Home Publications Applications for an engineered Protein-G variant with a pH controllable affinity to antibody fragments

Applications for an engineered Protein-G variant with a pH controllable affinity to antibody fragments

By Lucas J. Bailey, Kimberly M. Sheehy, Robert J. Hoey, Zachary P. Schaefer, Marcin Ura, and Anthony A. Kossiakoff.

Published in J Immunol Methods, 2014 Dec 15;415:24-30.
PMID: 25450256. PMCID: PMC4257880. Link to publication page.

Core Facility: Synthetic Antigen Binder (SAB) Generation and Crystallography

Figure 1. Engineering of Protein-G. A). Binding epitopes of immunoglobulin proteins on the antibody fragment. B). Residues randomized on Protein-G are represented as red spheres. C). Resulting sequences of engineered Protein-G variants with improved affinity for the human antibody fragment. Affinities were determined by equilibrium SPR. D). Equilibrium SPR sensogram and binding isotherm of the Protein-G-A1 variant. E). WebLogo plot of the amino acid frequencies of randomized positions in engineered Protein-G variants from 1C.

Abstract

Immunoglobulin binding proteins (IBPs) are broadly used as reagents for the purification and detection of antibodies. Among the IBPs, the most widely used are Protein-A and Protein-G. The C2 domain of Protein-G from Streptococcus is a multi-specific protein domain; it possesses a high affinity (K(D) ~10 nM) for the Fc region of the IgG, but a much lower affinity (KD~low μM) for the constant domain of the antibody fragment (Fab), which limits some of its applications. Here, we describe the engineering of the Protein-G interface using phage display to create Protein-G-A1, a variant with 8 point mutations and an approximately 100-fold improved affinity over the parent domain for the 4D5 Fab scaffold. Protein-G-A1 is capable of robust binding to Fab fragments for numerous applications.
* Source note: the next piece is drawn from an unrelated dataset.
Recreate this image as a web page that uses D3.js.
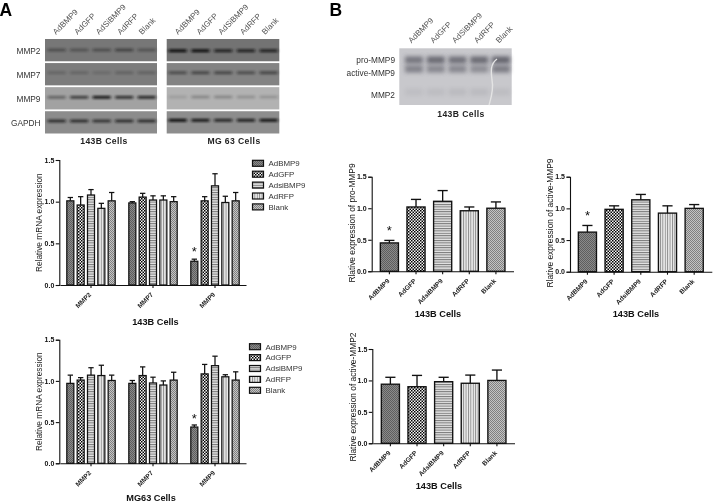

Furthermore, we isolated a variant with pH-dependent affinity, demonstrating a 1,000-fold change in affinity from pH7 to 4. Additional rational mutagenesis endowed Protein-G with significantly enhanced stability in basic conditions relative to the parent domain while maintaining high affinity to the Fab. This property is particularly useful to regenerate Protein-G affinity columns. Lastly, the affinity-matured Protein-G-A1 variant was tethered together to produce dimers capable of providing multivalent affinity enhancement to a low affinity antibody fragment-antigen interaction. Engineered Protein-G variants should find widespread application in the use of Fab-based affinity reagents.